Say it with me: one more week. I've been in charge for 28 years--I guess I can listen to my body for one more week. I'll even throw in six more months of above-average consideration.
But if you see a pleasantly pink-tinted Scrabble game at D.I., think twice before buying it.
February 13, 2007
Lisa: tick tock
Because it is my life's mission to copy Maggie in every possible way, I had to get a pregnancy countdown ticker. Mine looks like this:
It'll be at the very bottom of the main page of our site until I get tired of it.
February 12, 2007
Lisa: the secret is out
Maybe some of you already know, and some of you have already guessed, but I am having a BABY. Yes, that's right, I am GROWING A WHOLE SEPARATE PERSON INSIDE OF ME. From SCRATCH. It's kind of blowing my mind. Here's how it went down (conception excluded [obviously]):
1) Four weeks ago I stopped drinking Diet Coke because I thought I was getting an ulcer.

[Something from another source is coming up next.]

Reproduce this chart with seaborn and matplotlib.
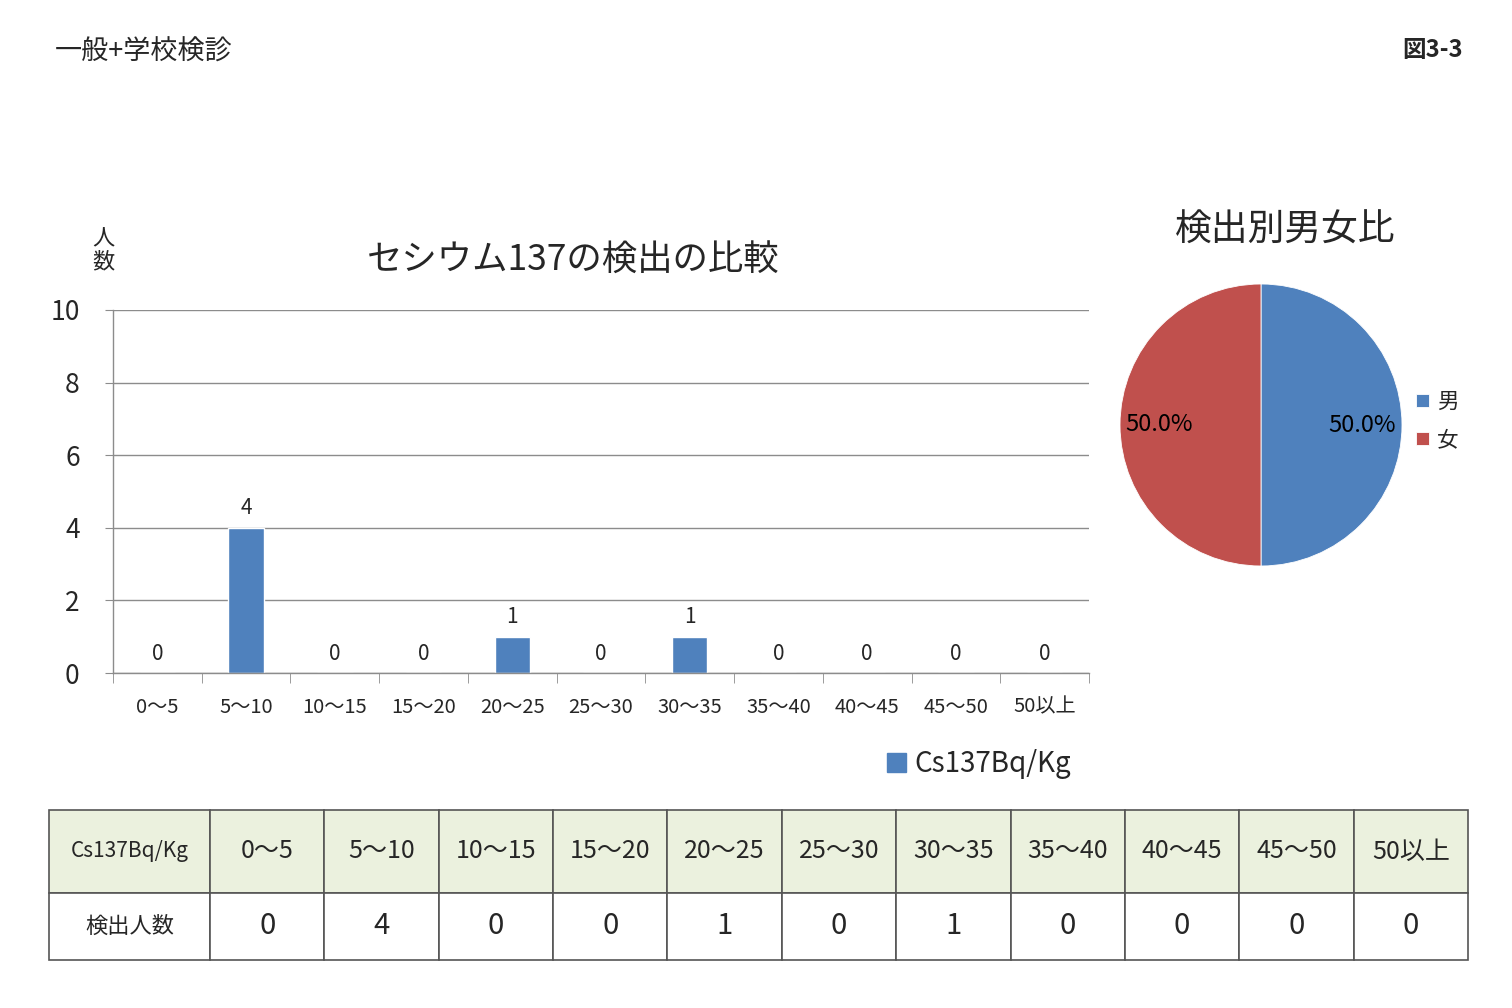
import pandas as pd
import numpy as np

import matplotlib
matplotlib.use("Agg")
import matplotlib.pyplot as plt
import matplotlib.patches as mpatches
import seaborn as sns

# =====================
# DATA
# =====================

ranges = ["0～5", "5～10", "10～15", "15～20", "20～25", "25～30",
          "30～35", "35～40", "40～45", "45～50", "50以上"]
counts = [0, 4, 0, 0, 1, 0, 1, 0, 0, 0, 0]

sex_labels = ["男", "女"]
sex_share = [50.0, 50.0]

series_name = "Cs137Bq/Kg"
row_name = "検出人数"

blue = "#4F81BD"
red = "#C0504D"

# =====================
# STYLE
# =====================

sns.set_style("white")
plt.rcParams["font.family"] = ["Noto Sans CJK JP", "DejaVu Sans"]

W, H = 1512, 1008
fig = plt.figure(figsize=(W / 100, H / 100), dpi=100)


def box(x0, y0, x1, y1):
    return [x0 / W, 1 - y1 / H, (x1 - x0) / W, (y1 - y0) / H]


# =====================
# HEADER TEXT
# =====================

fig.text(55 / W, 1 - 52 / H, "一般+学校検診", fontsize=19.5,
         ha="left", va="center")
fig.text(1463 / W, 1 - 50 / H, "図3-3", fontsize=17, fontweight="bold",
         ha="right", va="center")

# =====================
# BAR CHART
# =====================

df = pd.DataFrame({"range": ranges, "count": counts})

ax = fig.add_axes(box(113, 310, 1089, 673))
sns.barplot(data=df, x="range", y="count", color=blue, width=0.4,
            saturation=1, ax=ax)
ax.set_ylim(0, 10)
ax.set_xlim(-0.5, len(ranges) - 0.5)
ax.set_yticks(np.arange(0, 11, 2))
ax.yaxis.grid(True, color="#8c8c8c", linewidth=1)
ax.set_axisbelow(True)
ax.set_xlabel("")
ax.set_ylabel("")

for side in ["top", "right"]:
    ax.spines[side].set_visible(False)
for side in ["left", "bottom"]:
    ax.spines[side].set_color("#8c8c8c")
    ax.spines[side].set_linewidth(1)

ax.tick_params(axis="y", labelsize=19, length=6, color="#8c8c8c",
               direction="out", pad=18, left=True)
ax.tick_params(axis="x", which="major", length=0, labelsize=14.5, pad=17)
ax.set_xticks(np.arange(-0.5, len(ranges)), minor=True)
ax.tick_params(axis="x", which="minor", length=7, color="#8c8c8c",
               bottom=True)

for container in ax.containers:
    ax.bar_label(container, fmt="%d", fontsize=15, padding=6)

ax.set_title("セシウム137の検出の比較", fontsize=25.5, pad=28,
             x=(573 - 113) / 976)
fig.text(103 / W, 1 - 250 / H, "人\n数", fontsize=16, ha="center",
         va="center", linespacing=1.0)

handle = mpatches.Patch(color=blue, label=series_name)
fig.legend(handles=[handle], loc="center left",
           bbox_to_anchor=(862 / W, 1 - 764 / H), frameon=False,
           fontsize=20, handlelength=0.7, handleheight=0.7,
           handletextpad=0.3)

# =====================
# PIE CHART
# =====================

pax = fig.add_axes(box(1120, 284, 1402, 566))
wedges, texts, autotexts = pax.pie(
    sex_share, colors=[blue, red], startangle=90, counterclock=False,
    autopct="%.1f%%", pctdistance=0.72,
    wedgeprops=dict(edgecolor="white", linewidth=0.6),
    textprops=dict(fontsize=17, color="black"))
pax.set_xlim(-1, 1)
pax.set_ylim(-1, 1)
pax.set_aspect("equal")
fig.text(1285 / W, 1 - 230 / H, "検出別男女比", fontsize=26.5,
         ha="center", va="center")

fig.legend(handles=wedges, labels=sex_labels, loc="center left",
           bbox_to_anchor=(1397 / W, 1 - 421 / H), frameon=False,
           fontsize=15.5, handlelength=0.6, handleheight=0.6,
           handletextpad=0.35, labelspacing=0.75)

# =====================
# TABLE
# =====================

tax = fig.add_axes(box(49, 810, 1468, 960))
tax.axis("off")
cells = [[series_name] + ranges,
         [row_name] + [str(c) for c in counts]]
first_w = 161 / 1419
other_w = (1 - first_w) / len(ranges)
table = tax.table(cellText=cells, cellLoc="center", bbox=[0, 0, 1, 1],
                  colWidths=[first_w] + [other_w] * len(ranges))
table.auto_set_font_size(False)
for (r, c), cell in table.get_celld().items():
    cell.set_edgecolor("#555555")
    cell.set_linewidth(1.2)
    if r == 0:
        cell.set_height(83 / 150)
        cell.set_facecolor("#EBF1DE")
        cell.get_text().set_fontsize(15 if c == 0 else 18)
    else:
        cell.set_height(67 / 150)
        cell.set_facecolor("white")
        cell.get_text().set_fontsize(16 if c == 0 else 21)

fig.savefig("out.png", dpi=100)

2) Three and a half weeks ago I thought my reproductive organs had shriveled and died, possibly crumbling into a black powder.
3) Three weeks ago I was getting really tired of having the stomach flu.
4) On January 23rd I finally figured out what was going on and took a pregnancy test. I broke the news to Blake by walking into our bedroom at 6:00am brandishing the test. "Um. Blake? This stick says we're going to have a baby."
5) Two weeks ago our immediate families found out through the postal system--a tiny slip of paper wrapped around a little plastic baby and stuffed into a small mailing tube with tissue paper. I was too shy to call everyone.
6) Last week we started referring to it as Las Plagas, which of course makes me The Infected.
7) This morning I had my first prenatal doctor's appointment. Not only did I get to HEAR the HEARTBEAT, but I saw a little blob wiggling around on the ultrasound screen! It is confirmed: something is definitely in there.
February 09, 2007
Lisa: appetizing
You know what sounds good to me today?
What? I'm completely normal. No, really.
January 22, 2007
Lisa: Not in the best of taste
My stomach has developed a sudden and inexplicable (but nonetheless vehement) hatred for bile. I have tried explaining that bile and my stomach should just get along, that they could in fact work together in perfect harmony, but to no avail. Whenever my stomach detects the presence of its arch enemy, the offending bile must immediately be expelled. Alas.